- The FDA has approved the first-ever drug to treat chronic migraines
- The drug, Aimovig, is a monthly injections that users can administer on their own
- It won’t prevent all migraine attacks, but it can make them less severe and reduce their frequency by 50 percent
On Thursday, the Food and Drug Administration approved the sale and use of the first drug ever to treat chronic migraines.
The drug is called Aimovig, and it’s made by Amgen and Novartis. It’s a monthly injection that a user can administer by themselves, as it works similarly to an insulin pen, the New York Times explained. It will cost users about $6,900 a year without insurance.
“The drugs will have a huge impact,” Dr. Amaal Starling, a neurologist and migraine specialist at the Mayo Clinic in Phoenix, told the Times. “This is really an amazing time for my patient population and for general neurologists treating patients with migraine.”
According to the American Migraine Foundation, migraines affect up to 12 percent of the population.
Chronic migraine, according to the International Headache Society, is defined as “headache occurring on 15 or more days per month for more than three months, which, on at least eight days per month, has the features of migraine headache.” Chronic migraine, specifically, affects approximately one percent of the population.
Aimovig will not prevent all migraine attacks, but it can make them much less severe and reduce their frequency by 50 percent, the Times explained — though that may be more than enough for anyone suffering from these debilitating headaches.
According to the Mayo Clinic, migraines can cause “severe throbbing pain or a pulsing sensation, usually on just one side of the head.

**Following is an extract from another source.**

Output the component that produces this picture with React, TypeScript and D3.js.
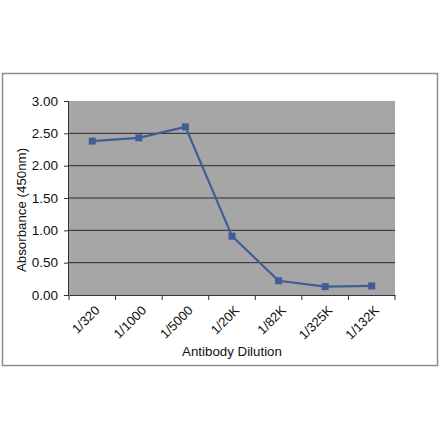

It’s often accompanied by nausea, vomiting, and extreme sensitivity to light and sound. Migraine attacks can cause “significant pain for hours to days, and can be so severe that the pain is disabling.”
Unlike current migraine treatments, Aimovig also appears to come with little or no side effects. According to Time, side effects reported by study participants included colds and respiratory infections. In the clinical trials of Aimovig, those participants actually taking the drug reported no more side effects than those taking a placebo. However, the long term side effects of the medication have yet to be determined.
If medication isn’t your thing, a growing body of scientific work is proving that regular exercise can also prevent migraines from ever happening in the first place. In 2015, a Swedish study showed that migraine patients had fewer headaches after performing a 40-minute cycling workout three times a week for three months. At the time, the study noted that the physical routine worked just as well as topamirate – one of the leading migraine-preventing drugs — but without the nasty side effects of depression, tremors, and cognitive impairment.
Aimovig is still expected to be a big hit. As Robin Overlock, a clinical trial participant, noted to the Times, she went from having 27 migraine days a month to just two.
“It’s definitely life changing,” she said.